De las casi 520 bandas sonoras que se recogen en sus estadísticas entre largos, cortos, telefilmes o series, una mayoría son títulos menores convertidos directamente en películas de culto gracias a su nombre en los créditos, algo de lo que no pueden presumir muchos compositores. Y entre ellas encontramos vetas y colaboraciones donde se cifran sus mejores virtudes. Es el caso de las películas junto a Elio Petri, títulos como Investigación sobre un ciudadano libre de toda sospecha, La clase obrera va al paraíso, El amargo deseo de la propiedad o Buenas noticias, donde se despliega esa doble vertiente irónico-satírica, también presente junto a Pasolini, que, según el especialista Sergio Miceli, revela su naturaleza musical más profunda, aquella que, más allá de las aplicaciones, las referencias a la tradición o las exigencias dramáticas, definen la voz personal (y política) del compositor.

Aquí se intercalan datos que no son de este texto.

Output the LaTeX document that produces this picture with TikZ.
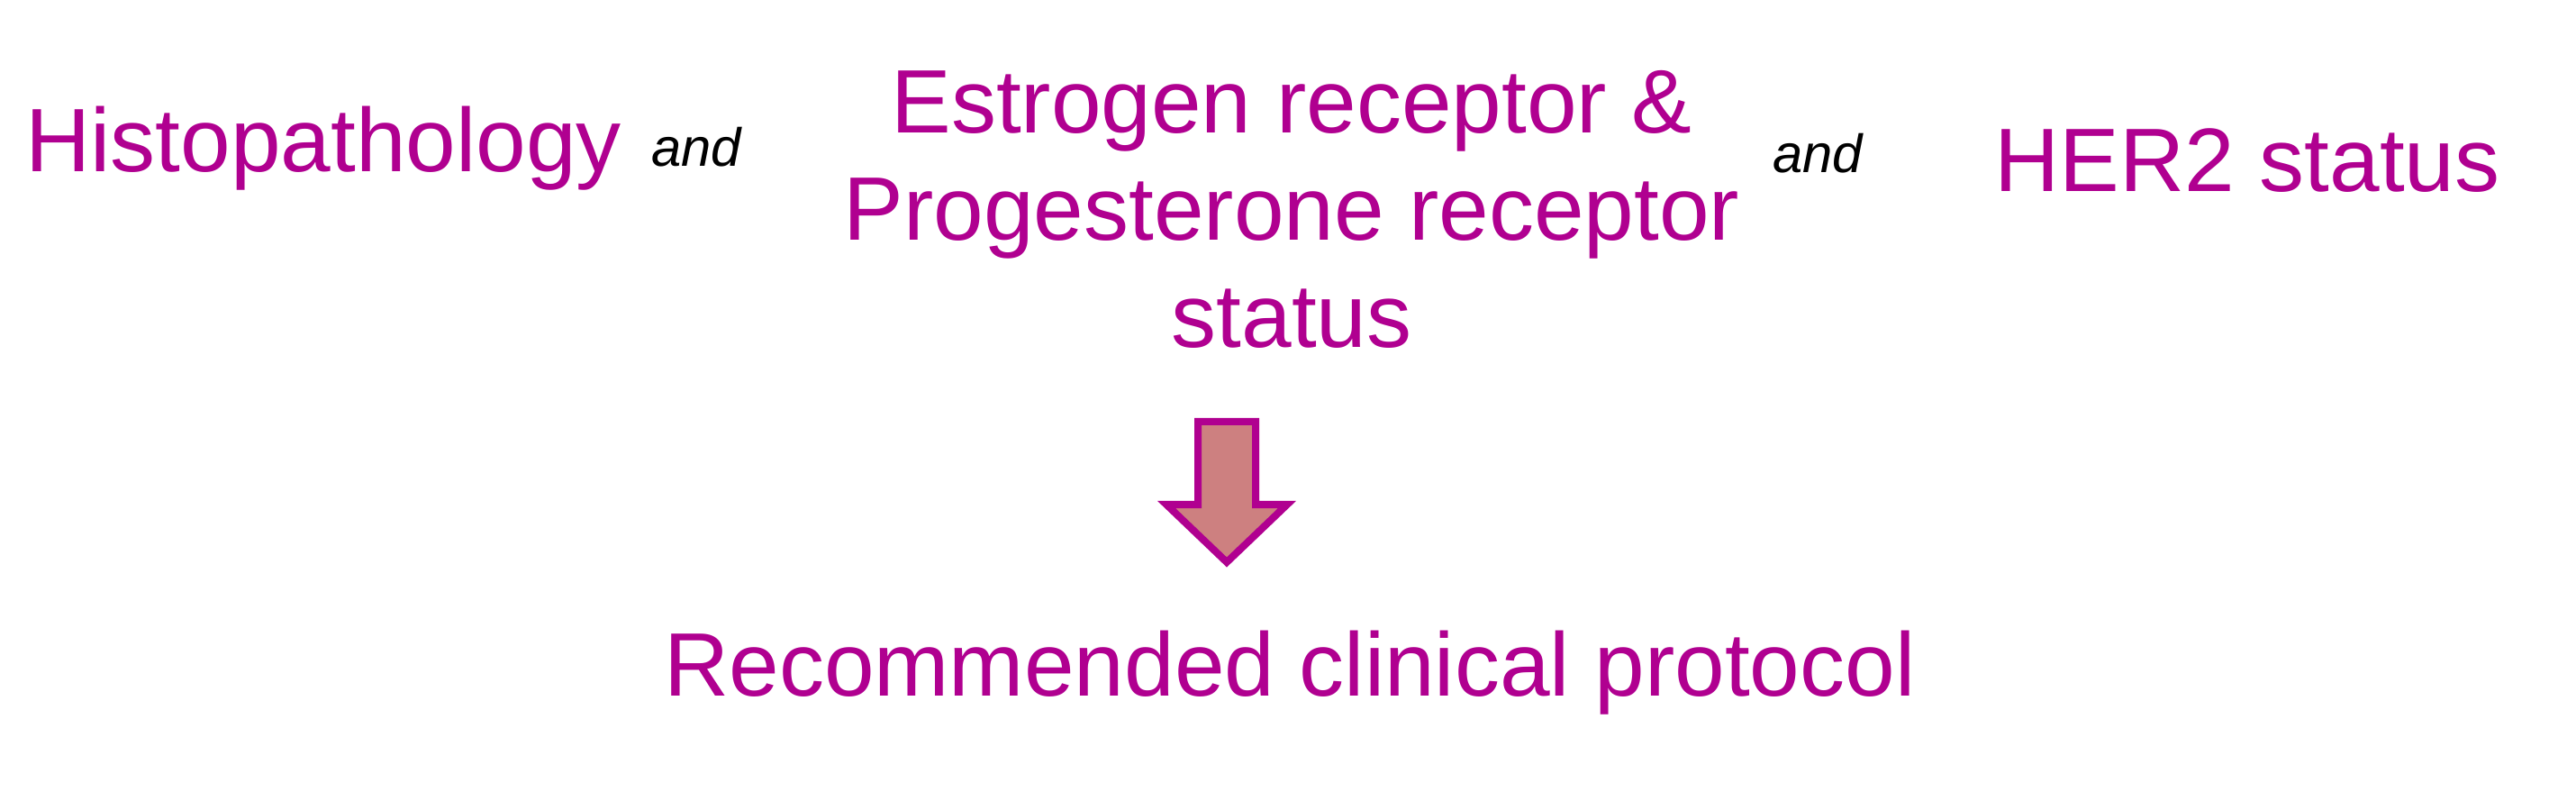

Algo parecido podría decirse de ese Morricone ligero y comercial que, como en su faceta de arreglista pop, coqueteó con los ritmos latinos, brasileños y el jazz en tantas bandas sonoras, de las que Metti, una sera a cena se cuenta entre nuestras favoritas en su compleja estructura armónica disfrazada de balada intrascendente. Porque tantas veces en Morricone asistimos a una música compleja que se expone y despliega de manera abierta y didáctica, como en ese tema de Operación Ogro, de Pontecorvo, para quien también compuso la trepidante banda sonora de La batalla de Argel, en el que se escuchan con plena transparencia el desarrollo del tempo, los contrapuntos, la melodía, las armonías o la orquestación, que buscó siempre, también a través de efectos de grabación y tratamientos electroacústicos, asociaciones insólitas e incluso gamberras.
En la emocionante escena final de La vendedora de fósforos, de Alejo Moguillansky, el prestigioso compositor experimental alemán Helmut Lachenmann confiesa en petit comité que, a pesar de todas las rupturas musicales del siglo XX, nada le produce más placer hoy que volver a escuchar y tocar a Morricone. Suena entonces en el tocadiscos el tema de Hasta que llegó su hora para soprano y orquesta, posiblemente una de las músicas más hermosas del siglo, y curiosamente también una de las más populares. He ahí el gran mérito, la trascendencia y el legado que deja el maestro romano: haber ensamblado el rigor, el trabajo y la experimentación con el espectáculo popular y accesible. Descanse en paz mientras seguimos descubriendo y escuchando nuevos rincones de su inmensa obra.